2012年8月19日日曜日

中原の虹 第2巻(講談社)

著者:浅田次郎 出版社:講談社 発行年:2010年(文庫本) 本体価格:695円(文庫本)
 「ラストエンペラー」でもほんの少し西太后は登場していたが、大清帝国末期を支えた西太后が第2巻で没する。そして次期皇帝の愛新覚羅溥儀も登場。後の満州国の皇帝となる人物だ。

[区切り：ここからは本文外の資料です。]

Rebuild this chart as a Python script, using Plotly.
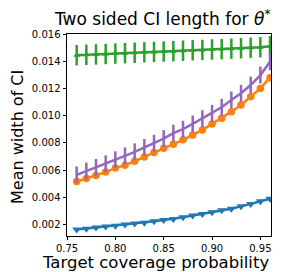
import plotly.graph_objects as go

coverage = [0.76, 0.77, 0.78, 0.79, 0.80, 0.81, 0.82, 0.83, 0.84, 0.85, 0.86,
            0.87, 0.88, 0.89, 0.90, 0.91, 0.92, 0.93, 0.94, 0.95, 0.96]

blue = [0.00162, 0.00169, 0.00177, 0.00184, 0.00191, 0.00199, 0.00206, 0.00213,
        0.00223, 0.00233, 0.00240, 0.00252, 0.00265, 0.00277, 0.00289, 0.00304,
        0.00316, 0.00333, 0.00350, 0.00370, 0.00389]
orange = [0.00516, 0.00538, 0.00560, 0.00585, 0.00614, 0.00636, 0.00665, 0.00695,
          0.00729, 0.00760, 0.00790, 0.00822, 0.00858, 0.00895, 0.00939, 0.00981,
          0.01029, 0.01078, 0.01139, 0.01200, 0.01279]
green = [0.01444, 0.01447, 0.01450, 0.01453, 0.01456, 0.01459, 0.01462, 0.01465,
         0.01468, 0.01471, 0.01474, 0.01477, 0.01480, 0.01483, 0.01486, 0.01489,
         0.01492, 0.01495, 0.01499, 0.01503, 0.01510]
purple = [0.00565, 0.00592, 0.00619, 0.00646, 0.00675, 0.00704, 0.00734, 0.00766,
          0.00797, 0.00831, 0.00871, 0.00900, 0.00939, 0.00978, 0.01017, 0.01061,
          0.01115, 0.01164, 0.01225, 0.01298, 0.01396]
green_err = [0.00075] * 21
purple_err = [0.00062] * 21
blue_err = [0.00005] * 21

y_ticks = [0.002, 0.004, 0.006, 0.008, 0.010, 0.012, 0.014, 0.016]
x_ticks = [0.75, 0.80, 0.85, 0.90, 0.95]

title_text = "Two sided CI length for <i>θ</i><sup>*</sup>"
x_title = "Target coverage probability"
y_title = "Mean width of CI"

fig = go.Figure()

fig.add_trace(go.Scatter(
    x=coverage, y=blue, mode="lines+markers",
    line=dict(color="#1f77b4", width=2.5),
    marker=dict(symbol="triangle-down", size=8, color="#1f77b4"),
    error_y=dict(type="data", array=blue_err, color="#1f77b4", thickness=2, width=0),
))
fig.add_trace(go.Scatter(
    x=coverage, y=orange, mode="lines+markers",
    line=dict(color="#ff7f0e", width=2.5),
    marker=dict(symbol="circle", size=7.5, color="#ff7f0e"),
))
fig.add_trace(go.Scatter(
    x=coverage, y=green, mode="lines+markers",
    line=dict(color="#2ca02c", width=2.5),
    marker=dict(symbol="triangle-up", size=6, color="#2ca02c"),
    error_y=dict(type="data", array=green_err, color="#2ca02c", thickness=2.5, width=0),
))
fig.add_trace(go.Scatter(
    x=coverage, y=purple, mode="lines",
    line=dict(color="#9467bd", width=2.5),
    error_y=dict(type="data", array=purple_err, color="#9467bd", thickness=2.5, width=0),
))

font_family = "DejaVu Sans"
L, R, T, B = 59, 19, 26, 44
W, H = 282, 272
pw, ph = W - L - R, H - T - B


def px_x(x):
    return (x - L) / pw


def px_y(y):
    return (H - B - y) / ph


fig.update_layout(
    width=W, height=H,
    margin=dict(l=L, r=R, t=T, b=B),
    paper_bgcolor="white", plot_bgcolor="white",
    showlegend=False,
    font=dict(family=font_family, color="black"),
    annotations=[
        dict(text=title_text, xref="paper", yref="paper", x=px_x(154), y=px_y(10.5),
             xanchor="center", yanchor="middle", showarrow=False,
             font=dict(size=17, family=font_family, color="black")),
        dict(text=x_title, xref="paper", yref="paper", x=px_x(147), y=px_y(254),
             xanchor="center", yanchor="middle", showarrow=False,
             font=dict(size=16.5, family=font_family, color="black")),
        dict(text=y_title, xref="paper", yref="paper", x=px_x(9), y=px_y(129),
             xanchor="center", yanchor="middle", showarrow=False, textangle=-90,
             font=dict(size=16, family=font_family, color="black")),
    ],
)
fig.update_xaxes(
    range=[0.75, 0.961], tickvals=x_ticks, ticktext=[f"{v:.2f}" for v in x_ticks],
    showline=True, linecolor="black", linewidth=1, mirror=True,
    ticks="outside", ticklen=3, tickcolor="black", showgrid=False, zeroline=False,
    tickfont=dict(size=10), ticklabelstandoff=0,
)
fig.update_yaxes(
    range=[0.00115, 0.016], tickvals=y_ticks, ticktext=[f"{v:.3f}" for v in y_ticks],
    showline=True, linecolor="black", linewidth=1, mirror=True,
    ticks="outside", ticklen=3.5, tickcolor="black", showgrid=False, zeroline=False,
    tickfont=dict(size=10),
)

fig.write_html("out.html")
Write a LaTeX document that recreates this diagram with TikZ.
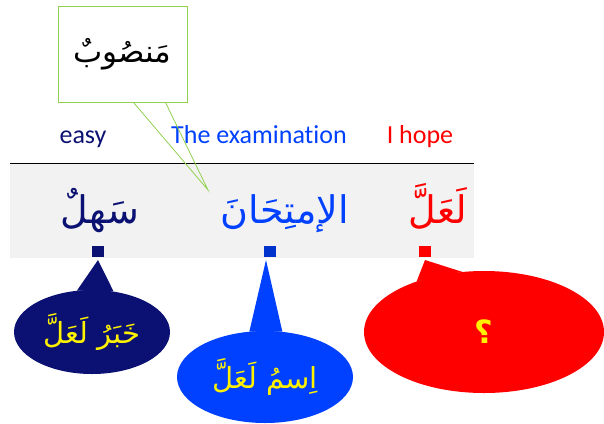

 これもキャンベルの神話論からすると英雄は境界線をこえた段階で、流動的で輪郭がない状態で試練に遭遇することになる。漫画「アイ・アム・ア・ヒーロー」でも主人公は伝染病がうずまく世界で一貫性のない不気味な世界で生き抜くことをしいられるが、溥儀や袁世凱などこの第2巻に登場する人物のほとんどが老婆からの託宣を受けて、イニシエーションに立ち向かう。史実として勝ち残るのは一応毛沢東ということにはなるはずだが…。神話はある意味では、あらゆる成長段階における人間に対しての指導規範となりうる(だからこそわかりやすい設定となっている)。この第2巻では年齢や性別にかかわらず登場人物が錯綜してイニシエーションに立ち向かい、悪役もまた善人の側面をもち、いずれは満州帝国崩壊に直面する(はず)。そうなるとますます、今のこの日本とそこに住む読者に共通点がでてくる予感が。